И эти болезненные черты у позднейших представителей античной моральной философии оказываются явлением не случайным: их глубокие морально-психологические корни, как мы это старались отметить в своем исследовании, даны в самых основах общего односторонне-интеллектуалистического и узко-натуралистического миросозерцания античных философов и в соответствующем укладе всей их психики, а также в историческом ходе развития этого миросозерцания, неспособного, по существу, дать удовлетворения основным религиозно-нравственным запросам человеческого духа. Этим мы, конечно, не хотим сказать того, что Сенека, Эпиктет, М. Аврелий и т. п. представители античной философии были люди душевнобольные, в тесном смысле этого слова. Мы хотим сказать лишь то, что в их психике можно отметить несомненно болезненные симптомы, которые, при своем давнейшем естественном развитии, если не у них самих, то, по крайней мере, у их последователей должны были выродиться в черты психопатологические, в тесном смысле этого слова.
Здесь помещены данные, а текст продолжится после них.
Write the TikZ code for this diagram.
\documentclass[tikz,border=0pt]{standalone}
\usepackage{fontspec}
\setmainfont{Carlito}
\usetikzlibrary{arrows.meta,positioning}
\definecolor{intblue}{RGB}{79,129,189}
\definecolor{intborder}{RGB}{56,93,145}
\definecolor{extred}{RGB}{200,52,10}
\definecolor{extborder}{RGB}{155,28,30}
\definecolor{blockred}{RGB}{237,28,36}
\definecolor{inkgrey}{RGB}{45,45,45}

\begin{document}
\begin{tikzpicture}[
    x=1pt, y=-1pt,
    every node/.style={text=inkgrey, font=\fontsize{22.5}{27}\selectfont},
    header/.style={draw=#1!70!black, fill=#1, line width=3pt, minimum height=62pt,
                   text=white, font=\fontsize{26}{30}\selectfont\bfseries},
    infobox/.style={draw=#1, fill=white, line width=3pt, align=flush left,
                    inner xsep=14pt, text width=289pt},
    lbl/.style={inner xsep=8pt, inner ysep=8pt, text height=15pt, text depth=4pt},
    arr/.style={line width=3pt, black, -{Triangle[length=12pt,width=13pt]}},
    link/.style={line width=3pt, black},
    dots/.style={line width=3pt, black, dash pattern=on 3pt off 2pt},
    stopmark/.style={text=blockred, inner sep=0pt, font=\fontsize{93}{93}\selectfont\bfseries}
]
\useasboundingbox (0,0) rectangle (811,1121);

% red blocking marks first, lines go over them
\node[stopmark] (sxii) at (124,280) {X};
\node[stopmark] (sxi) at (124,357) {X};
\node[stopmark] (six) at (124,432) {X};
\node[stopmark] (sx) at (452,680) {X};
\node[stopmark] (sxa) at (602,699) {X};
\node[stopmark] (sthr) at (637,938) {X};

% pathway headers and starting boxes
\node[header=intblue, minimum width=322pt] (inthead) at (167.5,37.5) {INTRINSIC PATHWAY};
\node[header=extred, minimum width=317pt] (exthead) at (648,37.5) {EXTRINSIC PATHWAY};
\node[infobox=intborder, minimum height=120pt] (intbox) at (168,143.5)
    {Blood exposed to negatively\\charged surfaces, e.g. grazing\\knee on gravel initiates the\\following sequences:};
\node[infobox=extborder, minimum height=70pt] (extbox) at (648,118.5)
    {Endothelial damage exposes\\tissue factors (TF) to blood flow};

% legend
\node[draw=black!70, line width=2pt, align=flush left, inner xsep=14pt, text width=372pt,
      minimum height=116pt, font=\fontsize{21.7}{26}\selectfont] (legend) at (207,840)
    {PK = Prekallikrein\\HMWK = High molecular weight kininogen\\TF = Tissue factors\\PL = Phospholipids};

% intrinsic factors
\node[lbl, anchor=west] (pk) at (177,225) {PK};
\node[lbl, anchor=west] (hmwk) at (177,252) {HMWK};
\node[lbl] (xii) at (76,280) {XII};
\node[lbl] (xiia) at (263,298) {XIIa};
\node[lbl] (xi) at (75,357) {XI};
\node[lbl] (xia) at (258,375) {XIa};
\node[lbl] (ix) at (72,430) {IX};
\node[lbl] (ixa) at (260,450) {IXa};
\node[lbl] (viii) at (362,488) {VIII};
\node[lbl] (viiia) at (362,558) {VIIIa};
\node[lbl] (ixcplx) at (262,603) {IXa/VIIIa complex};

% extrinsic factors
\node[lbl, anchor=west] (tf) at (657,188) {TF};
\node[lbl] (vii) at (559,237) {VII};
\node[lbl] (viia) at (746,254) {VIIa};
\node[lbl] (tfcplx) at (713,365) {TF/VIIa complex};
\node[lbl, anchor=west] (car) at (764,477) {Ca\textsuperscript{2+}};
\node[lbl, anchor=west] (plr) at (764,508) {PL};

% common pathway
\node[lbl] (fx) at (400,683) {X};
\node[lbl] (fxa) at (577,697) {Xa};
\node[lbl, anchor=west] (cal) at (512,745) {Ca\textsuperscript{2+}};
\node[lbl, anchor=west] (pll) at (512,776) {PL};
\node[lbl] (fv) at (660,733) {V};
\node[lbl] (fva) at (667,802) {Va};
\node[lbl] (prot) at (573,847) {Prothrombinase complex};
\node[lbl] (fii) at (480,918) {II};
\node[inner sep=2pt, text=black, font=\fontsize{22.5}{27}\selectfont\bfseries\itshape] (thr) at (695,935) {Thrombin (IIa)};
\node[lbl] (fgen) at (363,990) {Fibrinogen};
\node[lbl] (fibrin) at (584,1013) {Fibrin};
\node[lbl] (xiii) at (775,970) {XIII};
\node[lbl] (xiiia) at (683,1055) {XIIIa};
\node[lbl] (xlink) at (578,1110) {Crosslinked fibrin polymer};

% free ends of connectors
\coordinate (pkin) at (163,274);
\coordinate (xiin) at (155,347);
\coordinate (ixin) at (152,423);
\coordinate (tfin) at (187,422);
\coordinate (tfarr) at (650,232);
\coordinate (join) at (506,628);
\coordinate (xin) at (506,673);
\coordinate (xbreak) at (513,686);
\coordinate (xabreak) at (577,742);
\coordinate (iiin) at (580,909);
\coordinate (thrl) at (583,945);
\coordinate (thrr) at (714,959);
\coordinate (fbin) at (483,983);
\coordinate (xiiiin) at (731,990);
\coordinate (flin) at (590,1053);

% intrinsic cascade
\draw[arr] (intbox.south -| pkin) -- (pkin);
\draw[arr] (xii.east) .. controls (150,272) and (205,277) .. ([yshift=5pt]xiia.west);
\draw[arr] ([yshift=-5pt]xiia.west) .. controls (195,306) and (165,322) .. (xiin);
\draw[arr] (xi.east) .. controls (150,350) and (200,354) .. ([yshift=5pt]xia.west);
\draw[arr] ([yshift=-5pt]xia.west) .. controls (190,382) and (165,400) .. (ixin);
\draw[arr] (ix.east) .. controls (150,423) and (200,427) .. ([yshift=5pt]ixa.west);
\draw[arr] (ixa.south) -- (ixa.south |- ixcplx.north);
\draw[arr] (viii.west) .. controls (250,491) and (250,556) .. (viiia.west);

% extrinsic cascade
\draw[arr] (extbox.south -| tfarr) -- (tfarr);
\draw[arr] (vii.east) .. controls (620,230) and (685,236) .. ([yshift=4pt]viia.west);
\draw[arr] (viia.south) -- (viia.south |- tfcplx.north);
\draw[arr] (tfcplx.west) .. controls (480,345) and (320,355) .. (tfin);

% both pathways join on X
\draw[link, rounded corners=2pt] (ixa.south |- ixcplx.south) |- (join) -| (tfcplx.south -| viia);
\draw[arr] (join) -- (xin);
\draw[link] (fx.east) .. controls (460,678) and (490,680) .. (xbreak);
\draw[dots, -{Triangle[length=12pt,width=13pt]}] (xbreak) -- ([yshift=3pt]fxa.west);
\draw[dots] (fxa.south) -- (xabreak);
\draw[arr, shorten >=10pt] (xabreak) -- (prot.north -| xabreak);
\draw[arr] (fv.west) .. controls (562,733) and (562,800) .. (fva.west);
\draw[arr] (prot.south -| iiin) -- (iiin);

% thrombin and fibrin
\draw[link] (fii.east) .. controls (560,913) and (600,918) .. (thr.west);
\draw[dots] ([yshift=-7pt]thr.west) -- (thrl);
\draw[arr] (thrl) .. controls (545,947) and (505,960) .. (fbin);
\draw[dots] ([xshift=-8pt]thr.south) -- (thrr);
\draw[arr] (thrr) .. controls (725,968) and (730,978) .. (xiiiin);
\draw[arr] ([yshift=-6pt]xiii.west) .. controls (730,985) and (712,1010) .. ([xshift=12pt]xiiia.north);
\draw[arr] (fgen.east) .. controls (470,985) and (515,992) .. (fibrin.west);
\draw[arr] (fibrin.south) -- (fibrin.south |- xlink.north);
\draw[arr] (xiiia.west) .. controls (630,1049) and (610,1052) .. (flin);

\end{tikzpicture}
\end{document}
Все это говорит о том, что античная моральная философия, пока ее представители оставались верными и последовательными носителями ее основных принципов, не только сама по себе, как известная теоретическая система, была обречена на верную смерть, к которой она неуклонно и стремилась, а в скептицизме сама себе подписала и свой смертный приговор, – но и своих последователей вела к тому же исходу – к медленной духовной смерти, к духовно-нравственному вырождению.
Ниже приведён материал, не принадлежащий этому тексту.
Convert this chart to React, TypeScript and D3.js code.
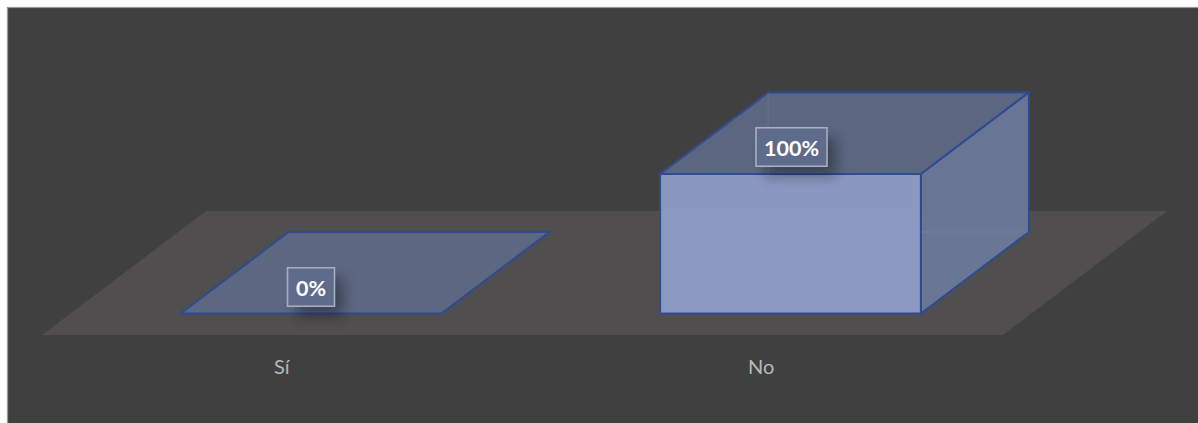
import React from "react";
import * as d3 from "d3";

const categories = ["Sí", "No"];
const shares = [0, 1];
const shareLabels = ["0%", "100%"];

const WIDTH = 1198;
const HEIGHT = 423;

// Oblique projection of the floor plane and of the bars standing on it
const floorFront = 335;
const floorDepth = { dx: 164, dy: -124 };
const barInset = { dx: 29, dy: -21.5 };
const barDepth = { dx: 108, dy: -81.5 };

const xScale = d3.scaleBand<string>().domain(categories).range([42, 1001]).paddingInner(0.457).paddingOuter(0.2285);
const yScale = d3.scaleLinear().domain([0, 1]).range([floorFront + barInset.dy, 174]);

const poly = (pts: [number, number][]) => (d3.line()(pts) ?? "") + "Z";

const edge = "#2f4b8f";
const edgeWidth = 2.1;

function Bar({ cat, value, label }: { cat: string; value: number; label: string }) {
  const x0 = (xScale(cat) ?? 0) + barInset.dx;
  const x1 = x0 + xScale.bandwidth() + 0.5;
  const yb = yScale(0);
  const yt = yScale(value);
  const { dx, dy } = barDepth;
  const tall = value > 0;
  const labelW = tall ? 71 : 47;
  const labelH = 38.5;
  const cx = tall ? (x0 + x1) / 2 + 1 : (x0 + x1) / 2;
  const cy = tall ? 147 : 287;
  return (
    <g>
      <path d={poly([[x0, yt], [x1, yt], [x1 + dx, yt + dy], [x0 + dx, yt + dy]])} fill="#5d6987" fillOpacity={0.92} stroke={edge} strokeWidth={edgeWidth} strokeLinejoin="miter" />
      {tall && (
        <>
          <path d={poly([[x1, yt], [x1 + dx, yt + dy], [x1 + dx, yb + dy], [x1, yb]])} fill="#6c7a9c" fillOpacity={0.92} stroke={edge} strokeWidth={edgeWidth} strokeLinejoin="round" />
          <path d={poly([[x0, yt], [x1, yt], [x1, yb], [x0, yb]])} fill="#909ecb" fillOpacity={0.92} stroke={edge} strokeWidth={edgeWidth} strokeLinejoin="round" />
          {/* Hidden rear edges seen through the translucent faces */}
          <path
            d={`M${x0},${yb}L${x0 + dx},${yb + dy}L${x0 + dx},${yt + dy}M${x0 + dx},${yb + dy}L${x1 + dx},${yb + dy}`}
            fill="none"
            stroke="#7c8cc4"
            strokeOpacity={0.28}
            strokeWidth={1}
          />
        </>
      )}
      <rect x={cx - labelW / 2} y={cy - labelH / 2} width={labelW} height={labelH} fill="#000" fillOpacity={0.36} filter="url(#labelShadow)" transform="translate(9,10)" />
      <rect x={cx - labelW / 2} y={cy - labelH / 2} width={labelW} height={labelH} fill="#5f6b8b" stroke="#a9aebd" strokeWidth={1.6} />
      <text x={cx} y={cy + 8.5} textAnchor="middle" fontFamily="Lato" fontWeight={700} fontSize={21.5} fill="#ffffff">
        {label}
      </text>
    </g>
  );
}

export default function App() {
  const floorX0 = xScale.range()[0];
  const floorX1 = xScale.range()[1] + 2;
  return (
    <svg width={WIDTH} height={HEIGHT} style={{ position: "absolute", left: 0, top: 0, background: "#fff" }}>
      <defs>
        <filter id="labelShadow" x="-60%" y="-60%" width="220%" height="220%">
          <feGaussianBlur stdDeviation={7} />
        </filter>
      </defs>
      <rect x={7.5} y={7.5} width={WIDTH} height={HEIGHT} fill="#404040" stroke="#9a9a9a" strokeWidth={1.2} />
      <path
        d={poly([
          [floorX0, floorFront],
          [floorX1, floorFront],
          [floorX1 + floorDepth.dx, floorFront + floorDepth.dy],
          [floorX0 + floorDepth.dx, floorFront + floorDepth.dy],
        ])}
        fill="#504e4e"
      />
      {categories.map((c, i) => (
        <Bar key={c} cat={c} value={shares[i]} label={shareLabels[i]} />
      ))}
      {categories.map((c) => (
        <text key={c} x={(xScale(c) ?? 0) + xScale.bandwidth() / 2} y={374} textAnchor="middle" fontFamily="Lato" fontSize={20} fill="#b8b8b8">
          {c}
        </text>
      ))}
    </svg>
  );
}
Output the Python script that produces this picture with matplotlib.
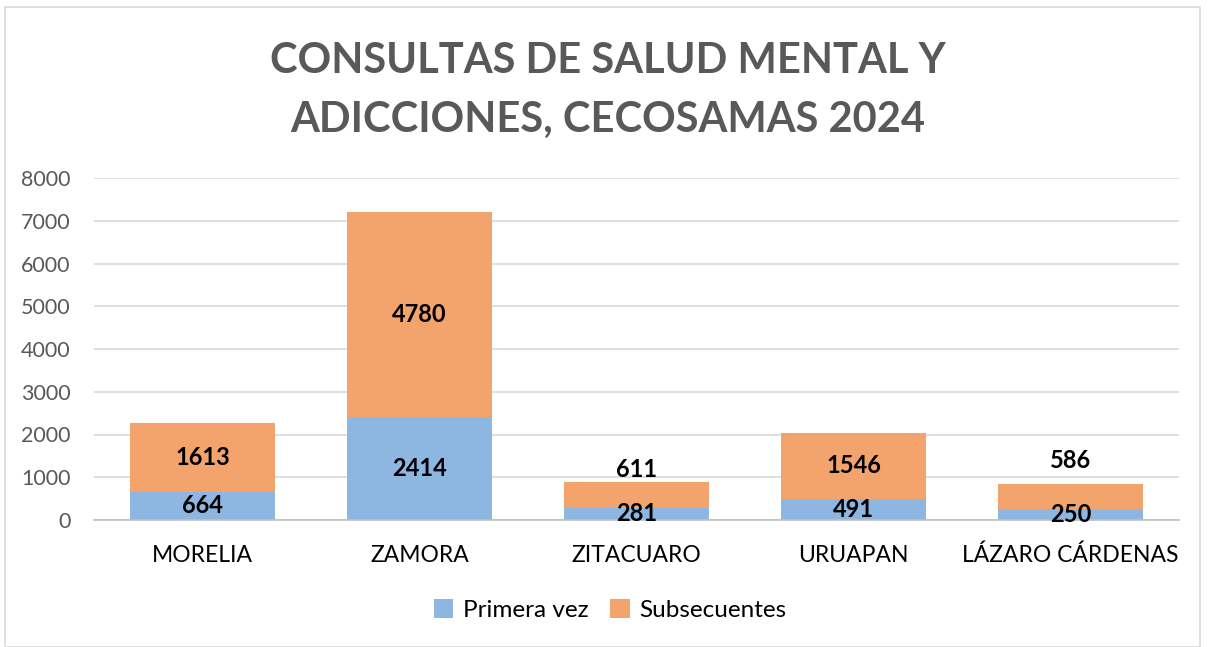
import numpy as np
import matplotlib
matplotlib.use("Agg")
import matplotlib.pyplot as plt
from matplotlib.patches import Rectangle

# Data
categories = ["MORELIA", "ZAMORA", "ZITACUARO", "URUAPAN", "LÁZARO CÁRDENAS"]
primera_vez = [664, 2414, 281, 491, 250]
subsecuentes = [1613, 4780, 611, 1546, 586]
y_ticks = [0, 1000, 2000, 3000, 4000, 5000, 6000, 7000, 8000]

BLUE = "#8DB6E1"
ORANGE = "#F3A46D"
FONT = ["Lato", "DejaVu Sans"]

plt.rcParams["font.family"] = FONT

fig = plt.figure(figsize=(12.08, 6.47), dpi=100)
fig.patches.append(Rectangle((5 / 1208, 0), 1195 / 1208, 1 - 7 / 647, transform=fig.transFigure,
                             fill=False, edgecolor="#D9D9D9", linewidth=1.2))

ax = fig.add_axes([94 / 1208, 1 - 520 / 647, 1085 / 1208, 342 / 647])
x = np.arange(len(categories))
b1 = ax.bar(x, primera_vez, width=0.67, color=BLUE, label="Primera vez", zorder=2)
b2 = ax.bar(x, subsecuentes, width=0.67, bottom=primera_vez, color=ORANGE, label="Subsecuentes", zorder=2)

ax.set_ylim(0, 8000)
ax.set_xlim(-0.5, len(categories) - 0.5)
ax.set_yticks(y_ticks)
ax.set_yticklabels([str(t) for t in y_ticks])
ax.set_xticks(x)
ax.set_xticklabels(categories)
ax.tick_params(axis="y", length=0, pad=17, labelsize=15.5, labelcolor="#595959")
ax.tick_params(axis="x", length=0, pad=18, labelsize=16.5, labelcolor="#000000")
ax.grid(axis="y", color="#D9D9D9", linewidth=1.2, zorder=0)
for s in ["top", "right", "left"]:
    ax.spines[s].set_visible(False)
ax.spines["bottom"].set_color("#BFBFBF")
ax.spines["bottom"].set_linewidth(1.2)

# data labels (small orange segments pushed above the bar, as in Excel)
lift = [0, 0, 18, 0, 26]
for i in range(len(categories)):
    ax.annotate(str(primera_vez[i]), (x[i], primera_vez[i] / 2), ha="center", va="center",
                fontsize=17, fontweight="bold", color="black", zorder=3)
    ax.annotate(str(subsecuentes[i]), (x[i], primera_vez[i] + subsecuentes[i] / 2),
                xytext=(0, lift[i]), textcoords="offset points", ha="center", va="center",
                fontsize=17, fontweight="bold", color="black", zorder=3)

fig.text(0.503, 1 - 61 / 647, "CONSULTAS DE SALUD MENTAL Y", ha="center", va="center",
         fontsize=30, fontweight="bold", color="#595959")
fig.text(0.503, 1 - 120 / 647, "ADICCIONES, CECOSAMAS 2024", ha="center", va="center",
         fontsize=30, fontweight="bold", color="#595959")

fig.legend(handles=[b1, b2], loc="center", bbox_to_anchor=(0.505, 1 - 610 / 647), ncol=2,
           frameon=False, fontsize=17.5, handlelength=0.8, handleheight=0.8, columnspacing=0.9,
           handletextpad=0.4)

fig.savefig("out.png", dpi=100)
Что полная жизненной энергии и богатая своим внутренним нравственным содержанием психика христианина явилась отрицанием того общего душевного уклада, выразителями которого были античные философы-моралисты, а не его дальнейшим развитием – это само собой следует из всего того, что нами было сказано об основной психопатологической тенденции античной моральной философии. Христианство спасло от духовной смерти тех, кто глубоко проникся или мог бы проникнуться идеалами античной моральной философии, но оно никак не могло быть естественно-историческим продуктом этой последней, поскольку лишь при тихом и живительном свете Христова Евангелия античное человечество, в своем историческом закате, нашему духовному взору предстает, не как безжизненный, разлагающийся труп, а как живой организм, пораженный, правда, тяжкой болезнью, но не потерявший окончательно способности к духовно-нравственному возрождению и обновлению, под благодатным оживотворяющим воздействием лучей «Востока свыше».
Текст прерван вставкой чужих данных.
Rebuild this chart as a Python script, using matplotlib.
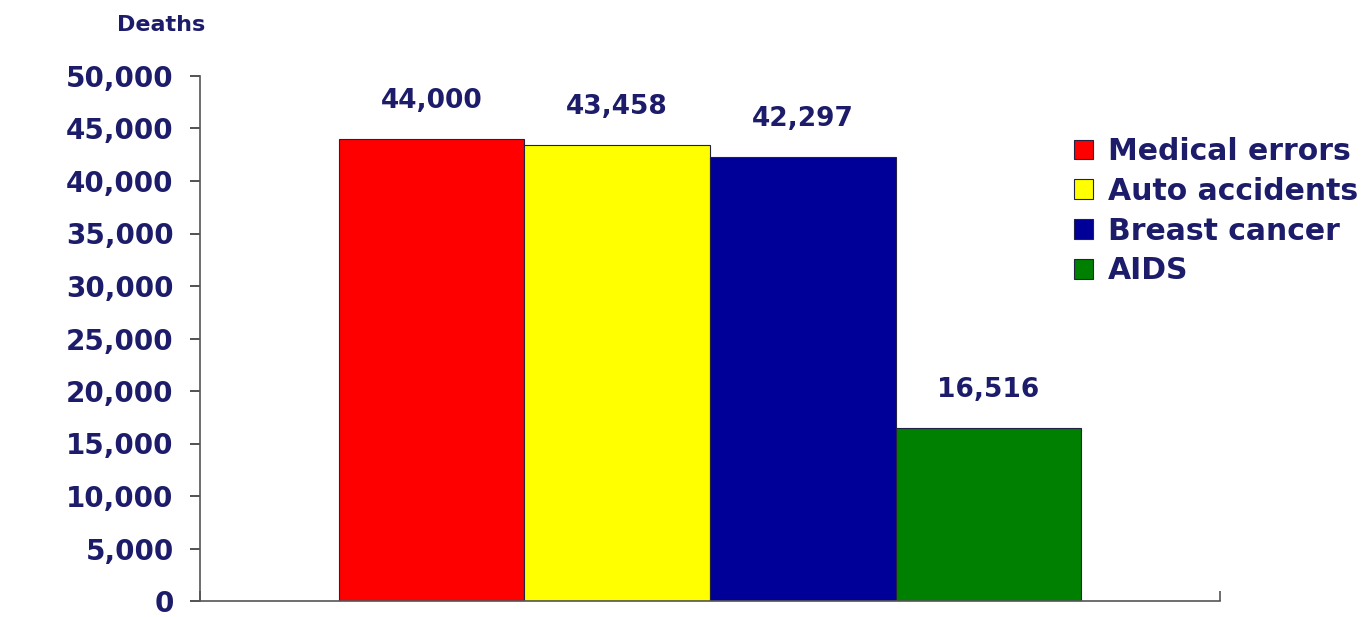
import matplotlib.pyplot as plt
import numpy as np

# данные с картинки
categories = ['Medical errors', 'Auto accidents', 'Breast cancer', 'AIDS']
deaths = [44000, 43458, 42297, 16516]
colors = ['#ff0000', '#ffff00', '#000099', '#008000']
yticks = np.arange(0, 50001, 5000)

navy = '#1c1c6a'
plt.rcParams['font.family'] = ['DejaVu Sans']
plt.rcParams['font.weight'] = 'bold'

fig = plt.figure(figsize=(13.71, 6.17), dpi=100)
ax = fig.add_axes([200 / 1371, 1 - 601 / 617, 1020 / 1371, (601 - 76) / 617])

# четыре столбика в одной категории
width = 0.182
offsets = (np.arange(len(deaths)) - 1.5) * width
for off, val, col, name in zip(offsets, deaths, colors, categories):
    ax.bar(off, val, width=width, color=col, edgecolor='#222244', linewidth=0.8, label=name)
    ax.annotate(f'{val:,}', (off, val), xytext=(0, 18), textcoords='offset points',
                ha='center', va='bottom', fontsize=19, color=navy)

ax.set_xlim(-0.5, 0.5)
ax.set_ylim(0, 50000)
ax.set_yticks(yticks)
ax.set_yticklabels([f'{t:,}' for t in yticks], fontsize=20, color=navy)
ax.tick_params(axis='y', direction='out', length=7, width=1.2, color='#333333', pad=12)
ax.set_xticks([-0.5, 0.5])
ax.set_xticklabels([])
ax.tick_params(axis='x', direction='in', length=7, width=1.2, color='#555555')

for s in ['top', 'right']:
    ax.spines[s].set_visible(False)
ax.spines['left'].set_color('#555555')
ax.spines['bottom'].set_color('#555555')
ax.spines['left'].set_linewidth(1.2)
ax.spines['bottom'].set_linewidth(1.2)

fig.text(205 / 1371, 1 - 25 / 617, 'Deaths', ha='right', va='center', fontsize=16, color=navy)

leg = ax.legend(loc='upper left', bbox_to_anchor=(1074 / 1371, 1 - 137 / 617),
                bbox_transform=fig.transFigure, frameon=False, fontsize=21.5,
                handlelength=0.65, handleheight=0.65, handletextpad=0.5, labelspacing=0.36,
                borderaxespad=0, borderpad=0)
for t in leg.get_texts():
    t.set_color(navy)

fig.savefig('out.png', dpi=100)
В частности, и античным философам-моралистам, хотя несомненно присуща была глубокая потребность и напряженное искание высочайшего блага и истины, и это засвидетельствовано всей историей античной моральной философии, равно как им присуще было также мучительное и смутное сознание, точнее, самоощущение недостаточности наличных естественных сил человека для достижения этой цели – высочайшего блага и истины, – но античная моральная философия, являясь плодом одностороннего интеллектуализма и сухой, холодной теоретичности, игнорирующей насущные потребности и запросы человеческого сердца и воли, не могла дать духовно одряхлевшему дохристианскому человечеству свежих жизненных сил на благое, не могла научить его любить глубоко. Она оказалась бессильной возродить дохристианский мир к новой жизни, указав ему новые жизненные пути к благу и истине, и сообщив ему для этого необходимые благодатные силы. Семя этой новой истинной и блаженной жизни было брошено в духовно-нравственную почву человечества Тем, Кто о Себе сказал: «Аз есмь путь и истина и живот» (Ин.14:6): благодать и истина Иисус Христом бысть (Ин.1:17).

2 октября 1912 года


Источник: Независимость христианского учения о нравственности: От этики античных философов: В связи с религ.-метафиз. основаниями христиан. учения, с одной стороны, и учения греч. и рим. философов, с другой. Ч. 1-. / И.Я. Чаленко. - Полтава: Электр. тип. Г.И. Маркевича, 1912. / Ч. 2.: История античной философской этики, в ее отношении к христианскому учению о нравственности. - X, 1190 с.